May the odds be ever in your favor.
whistle.gif
 
Originally Posted By: 69Torino
Originally Posted By: WhizkidTN
I have the '12 Optima SX 2.0L (tuned and all). See my signature line for what I run now. I think the PP would be fine as well. Just seems that the Castrol Edge fits the bill for me.


Sorry I'm late to the party on this post (10 days ago) but I thought it worthy of mentioning that I've replaced more than a handful of tuned 2.0 Theta T-GDI engines due to melting the ring lands off of piston #2. It begins by customer complaining of running rough and check engine light on. Cause is melting the ground electrode off the spark plug in cylinder #2. I put a plug in it and suggest the tune be removed. Customer then comes back a predictable amount of time later with lots of leakdown in #2. These ECU tunes tend to lean out cylinder 2 because # 2 is a straight shot from the throttle body to the head in the intake manifold. 2016 2.0 T-GDI intake manifold redesign has corrected this "design feature". These engines will lean out #2 in bone stock trim, and a hotter boost map will only exacerbate the problem. I can tell when there is a tune on the car because the ECU ROM ID reads XXXXXXXXXX instead of a serial number, and there are several PID's in Live Data that are obviously fudged numbers.

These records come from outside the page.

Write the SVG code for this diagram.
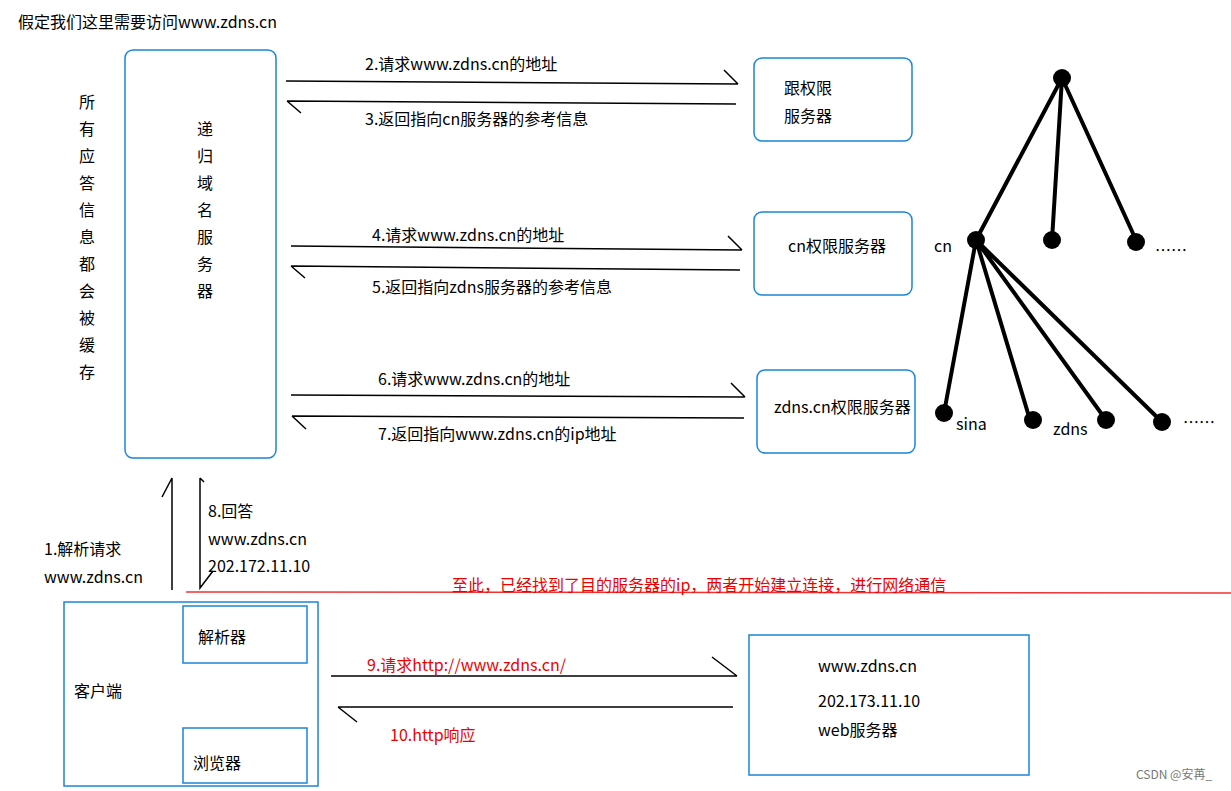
<svg xmlns="http://www.w3.org/2000/svg" width="1231" height="791" viewBox="0 0 1231 791">
<style>
text{font-family:"Microsoft YaHei","Noto Sans CJK SC","Liberation Sans",sans-serif;font-size:16px;fill:#000}
.r{fill:#e00}
.box{fill:#fff;stroke:#1a86d8;stroke-width:1.5}
.ln{stroke:#000;stroke-width:1.5;fill:none}
.tr{stroke:#000;stroke-width:4}
</style>
<rect width="1231" height="791" fill="#fff"/>
<text x="18" y="28">假定我们这里需要访问www.zdns.cn</text>
<g id="cache-note"><text x="79" y="108">所</text><text x="79" y="135">有</text><text x="79" y="162">应</text><text x="79" y="189">答</text><text x="79" y="216">信</text><text x="79" y="243">息</text><text x="79" y="270">都</text><text x="79" y="297">会</text><text x="79" y="324">被</text><text x="79" y="351">缓</text><text x="79" y="378">存</text></g>
<g id="recursive"><rect class="box" x="125" y="50" width="151" height="408" rx="8"/>
<text x="197" y="135">递</text><text x="197" y="162">归</text><text x="197" y="189">域</text><text x="197" y="216">名</text><text x="197" y="243">服</text><text x="197" y="270">务</text><text x="197" y="297">器</text></g>
<g id="root"><rect class="box" x="754" y="58" width="158" height="83" rx="8"/><text x="784" y="94">跟权限</text><text x="784" y="122">服务器</text></g>
<g id="cn"><rect class="box" x="754" y="212" width="158" height="83" rx="8"/><text x="788" y="252">cn权限服务器</text></g>
<g id="zdns"><rect class="box" x="757" y="370" width="158" height="83" rx="8"/><text x="774" y="413">zdns.cn权限服务器</text></g>
<g id="client"><rect class="box" x="64" y="602" width="254" height="184" rx="0"/><text x="74" y="697">客户端</text></g>
<g id="resolver"><rect class="box" x="183" y="606" width="124" height="57"/><text x="198" y="643">解析器</text></g>
<g id="browser"><rect class="box" x="183" y="728" width="124" height="55"/><text x="193" y="769">浏览器</text></g>
<g id="web"><rect class="box" x="749" y="635" width="280" height="140" rx="0"/><text x="818" y="672">www.zdns.cn</text><text x="818" y="707">202.173.11.10</text><text x="818" y="736">web服务器</text></g>
<g id="connectors">
<path class="ln" d="M286 81 L738 84 M724 70 L738 84"/>
<path class="ln" d="M736 104 L287 101 M287 101 L301 113"/>
<path class="ln" d="M291 246 L742 250 M728 236 L742 250"/>
<path class="ln" d="M740 270 L291 266 M291 266 L305 278"/>
<path class="ln" d="M291 395 L745 397 M731 383 L745 397"/>
<path class="ln" d="M744 418 L292 416 M292 416 L306 429"/>
<path class="ln" d="M172 590 L172 478 L162 497"/>
<path class="ln" d="M200 478 L200 588 L213 571 M200 478 L204 482"/>
<path class="ln" d="M331 676 L737 676 M712 657 L737 676"/>
<path class="ln" d="M733 707 L338 707 M338 707 L357 722"/>
<line x1="186" y1="592" x2="1231" y2="593" stroke="#e33" stroke-width="1.5"/>
</g>
<text x="208" y="517">8.回答</text><text x="208" y="545">www.zdns.cn</text><text x="208" y="572">202.172.11.10</text>
<text x="44" y="555">1.解析请求</text><text x="44" y="583">www.zdns.cn</text>
<text x="365" y="70">2.请求www.zdns.cn的地址</text>
<text x="365" y="125">3.返回指向cn服务器的参考信息</text>
<text x="372" y="241">4.请求www.zdns.cn的地址</text>
<text x="372" y="293">5.返回指向zdns服务器的参考信息</text>
<text x="378" y="385">6.请求www.zdns.cn的地址</text>
<text x="378" y="440">7.返回指向www.zdns.cn的ip地址</text>
<text class="r" x="452" y="591">至此，已经找到了目的服务器的ip，两者开始建立连接，进行网络通信</text>
<text class="r" x="367" y="671">9.请求http://www.zdns.cn/</text>
<text class="r" x="390" y="741">10.http响应</text>
<g id="tree">
<path class="tr" d="M1062 78 L976 240 M1062 78 L1052 240 M1062 78 L1136 240 M976 240 L944 413 M976 240 L1030 420 M976 240 L1106 420 M976 240 L1162 422"/>
<g fill="#000"><circle cx="1062" cy="78" r="9"/><circle cx="976" cy="240" r="9"/><circle cx="1052" cy="240" r="9"/><circle cx="1136" cy="242" r="9"/><circle cx="944" cy="413" r="9"/><circle cx="1033" cy="420" r="9"/><circle cx="1106" cy="420" r="9"/><circle cx="1162" cy="422" r="9"/></g>
<text x="934" y="252">cn</text><text x="1155" y="256">……</text><text x="956" y="430">sina</text><text x="1053" y="435">zdns</text><text x="1183" y="428">……</text>
</g>
<text x="1136" y="779" style="font-size:12px;fill:#777">CSDN @安苒_</text>
</svg>
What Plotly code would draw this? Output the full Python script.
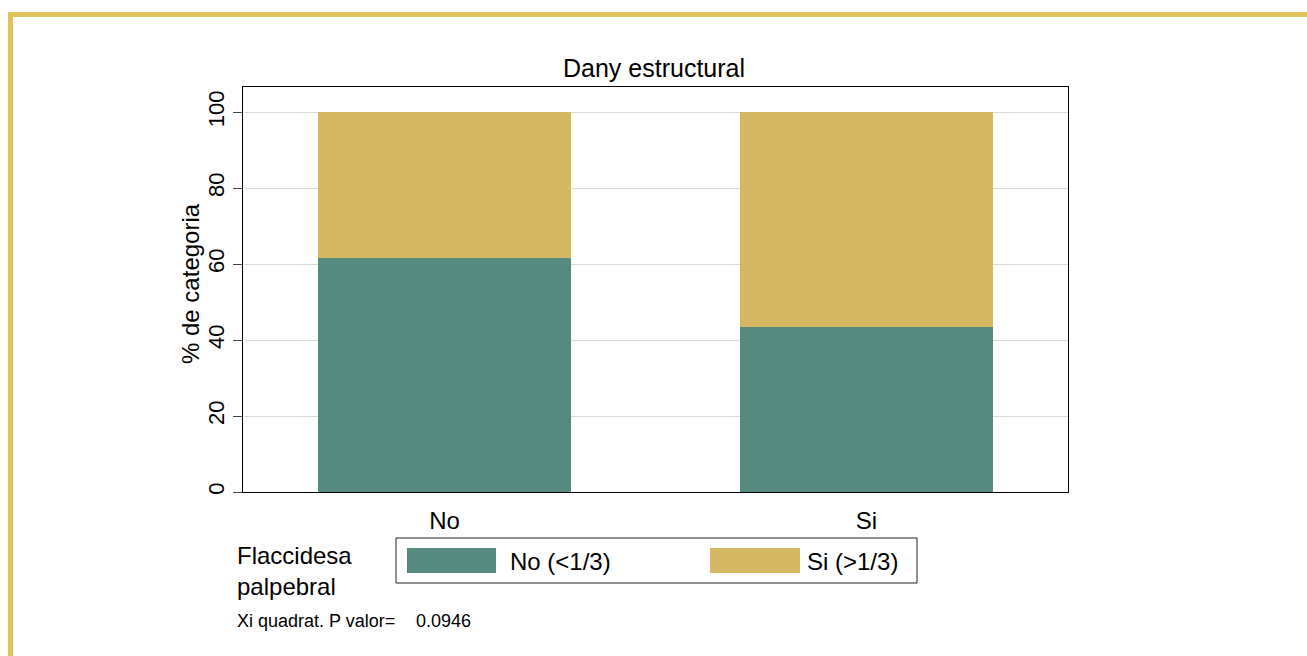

Just a courteous advisement to Hyundai/Kia 2.0 T-GDI owners, especially 2011-2015 model years. 0w-40 or 5w-40 will not prevent this. 274 horsepower out of a Kia 2.0 liter turbocharged 4 cylinder is near the durability limit to begin with.

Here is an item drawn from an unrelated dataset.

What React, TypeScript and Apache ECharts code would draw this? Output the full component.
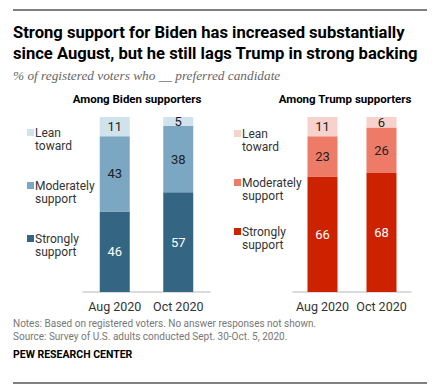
import React, { useEffect, useRef } from "react";
import * as echarts from "echarts";

const periods = ["Aug 2020", "Oct 2020"];
const bidenStrongly = [46, 57];
const bidenModerately = [43, 38];
const bidenLean = [11, 5];
const trumpStrongly = [66, 68];
const trumpModerately = [23, 26];
const trumpLean = [11, 6];
const legendLabels = ["Lean\ntoward", "Moderately\nsupport", "Strongly\nsupport"];

const FONT = "Roboto, 'Liberation Sans', Arial, sans-serif";

export default function App() {
  const ref = useRef<HTMLDivElement>(null);
  useEffect(() => {
    document.body.style.margin = "0";
    const chart = echarts.init(ref.current!, null, { renderer: "svg" });
    const bColors = ["#346583", "#7BA7C3", "#D0E2EC"];
    const tColors = ["#CC2200", "#EE7B67", "#F9D1CC"];
    const mkSeries = (name: string, data: number[], stack: string, idx: number, color: string, labelColor: string) => ({
      type: "bar",
      name,
      data,
      stack,
      xAxisIndex: idx,
      yAxisIndex: idx,
      barWidth: 30,
      itemStyle: { color },
      label: {
        show: true,
        position: "inside",
        color: labelColor,
        fontSize: 13,
        fontFamily: FONT,
      },
    });
    const bidenLegendY = [133, 186, 239];
    const trumpLegendY = [134, 183, 232];
    const legendGraphics: any[] = [];
    const addLegend = (x: number, ys: number[], colors: string[]) => {
      legendLabels.forEach((t, i) => {
        const colorIdx = 2 - i;
        legendGraphics.push({
          type: "rect",
          shape: { x: x, y: ys[i] - 4, width: 7, height: 7 },
          style: { fill: colors[colorIdx] },
        });
        legendGraphics.push({
          type: "text",
          x: x + 8,
          y: ys[i] - 6.5,
          style: {
            text: t,
            fill: "#333",
            font: `12px ${FONT}`,
            lineHeight: 13,
            textVerticalAlign: "top",
          },
        });
      });
    };
    addLegend(27, bidenLegendY, bColors);
    addLegend(234, trumpLegendY, tColors);

    chart.setOption({
      animation: false,
      grid: [
        { left: 83, right: 230, top: 117, bottom: 97 },
        { left: 293, right: 29, top: 117, bottom: 97 },
      ],
      xAxis: [0, 1].map((i) => ({
        type: "category",
        gridIndex: i,
        data: periods,
        axisLine: { lineStyle: { color: "#d0d0d0", width: 1.5 } },
        axisTick: { show: false },
        axisLabel: { color: "#333", fontSize: 12.5, fontFamily: FONT, margin: 8, interval: 0 },
      })),
      yAxis: [0, 1].map((i) => ({
        type: "value",
        gridIndex: i,
        min: 0,
        max: 100,
        show: false,
      })),
      series: [
        mkSeries("Strongly support", bidenStrongly, "b", 0, bColors[0], "#fff"),
        mkSeries("Moderately support", bidenModerately, "b", 0, bColors[1], "#222"),
        mkSeries("Lean toward", bidenLean, "b", 0, bColors[2], "#222"),
        mkSeries("Strongly support", trumpStrongly, "t", 1, tColors[0], "#fff"),
        mkSeries("Moderately support", trumpModerately, "t", 1, tColors[1], "#222"),
        mkSeries("Lean toward", trumpLean, "t", 1, tColors[2], "#222"),
      ],
      graphic: [
        { type: "line", shape: { x1: 13, y1: 10, x2: 427, y2: 10 }, style: { stroke: "#000", lineWidth: 1 } },
        {
          type: "text", x: 13, y: 32,
          style: { text: "Strong support for Biden has increased substantially", font: `bold 16.6px ${FONT}`, fill: "#000", textVerticalAlign: "middle" },
        },
        {
          type: "text", x: 13, y: 53,
          style: { text: "since August, but he still lags Trump in strong backing", font: `bold 16.6px ${FONT}`, fill: "#000", textVerticalAlign: "middle" },
        },
        {
          type: "text", x: 13, y: 75,
          style: { text: "% of registered voters who __ preferred candidate", font: `italic 13.3px 'Liberation Serif', 'DejaVu Serif', serif`, fill: "#666", textVerticalAlign: "middle" },
        },
        {
          type: "text", x: 137, y: 99,
          style: { text: "Among Biden supporters", font: `bold 11.5px ${FONT}`, fill: "#000", textAlign: "center", textVerticalAlign: "middle" },
        },
        {
          type: "text", x: 345, y: 99,
          style: { text: "Among Trump supporters", font: `bold 11.5px ${FONT}`, fill: "#000", textAlign: "center", textVerticalAlign: "middle" },
        },
        ...legendGraphics,
        {
          type: "text", x: 13, y: 323,
          style: { text: "Notes: Based on registered voters. No answer responses not shown.", font: `10px ${FONT}`, fill: "#777", textVerticalAlign: "middle" },
        },
        {
          type: "text", x: 13, y: 336,
          style: { text: "Source: Survey of U.S. adults conducted Sept. 30-Oct. 5, 2020.", font: `10px ${FONT}`, fill: "#777", textVerticalAlign: "middle" },
        },
        {
          type: "text", x: 13, y: 354,
          style: { text: "PEW RESEARCH CENTER", font: `bold 10.5px ${FONT}`, fill: "#000", textVerticalAlign: "middle" },
        },
        { type: "line", shape: { x1: 13, y1: 383, x2: 427, y2: 383 }, style: { stroke: "#000", lineWidth: 1 } },
      ],
    });
    return () => chart.dispose();
  }, []);
  return <div ref={ref} style={{ width: 440, height: 389 }} />;
}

May the odds be ever in your favor.
whistle.gif



Thanks. A few questions? I thought the 2015 was kinda revised? And are some of the 2.0T & 2.4 problems, not also due to the crank metal shaving problem also? Not saying increased Boost or ECU tunes may not have added to it.

So what oil would you run?
 
Yes, 2015 is revised internally. Connecting rods and bearings. Thus the Theta II connecting rod bearing recall is not applicable to 2015 models. Everything bolted to the outside of the 2015 engines are the same, intake and exhaust manifolds etc. Metal shavings are the result of the affected engines' flawed assembly, not the cause. It has been hypothesized among factory training center instructors and several Kia Master Techs (myself included), the problem is that selective size connecting rod bearings are used in these engines and the wrong size (thickness) were selected at assembly. I've torn down dozens of these engines after failure, and all of the failures are due to excessive connecting rod clearance. Hope this info helps.

As far as oil selection, our dealership has used Valvoline Full Synthetic in both 5w-20 and 5w-30 for quite some time now to service all Kia and Mitsubishi cars. I personally use this in my 2015 Optima 2.4 lease, with a K&N HP-1004 oil filter and in my 2003 Mercury Marauder with a Ford Racing Performance Parts FL820S filter. This oil carries Dexos1 Gen2 approval for what it's worth.

On another note, when Theta engines are replaced under the SC147 connecting rod recall, Kia mandates the use of Mobil conventional 5W-30 as the break in oil, in both the 2.0 Turbo and the 2.4. They keep track of this by sending it to us in 55 gallon drums and warranty admin requires it to be charged to the repair order when the engine connecting rod inspection or engine replacement is completed. So Kia likes and/or requires Mobil conventional 5w-30 to be in there at least one time. Kia does not require our bulk oil to meet any specs besides API current spec, but our service manager is an ex General Motors service advisor and prefers to carry Dexos approved oil in bulk, for which I do not blame him. Typically the cars that come to us with either a locked up engine or a connecting rod hammering have NOT been serviced exclusively by our dealership and either have no oil change sticker in the window, or a Jiffy Lube, Wal-Mart or Firestone sticker, and some aftermarket version of the downsized PH6607 equivalent oil filter. (Smaller Nissan Filter that aftermarket TLE places use interchangeably with the proper, larger PH9688 equivalent). Probably because it's cheaper. So I would venture a guess that most of the engines replaced are also mistreated to some degree.

Sorry for the very wordy answer, but in conclusion I would, and do in fact use Valvoline Full Synthetic 5w-20 in mine and my customers' cars.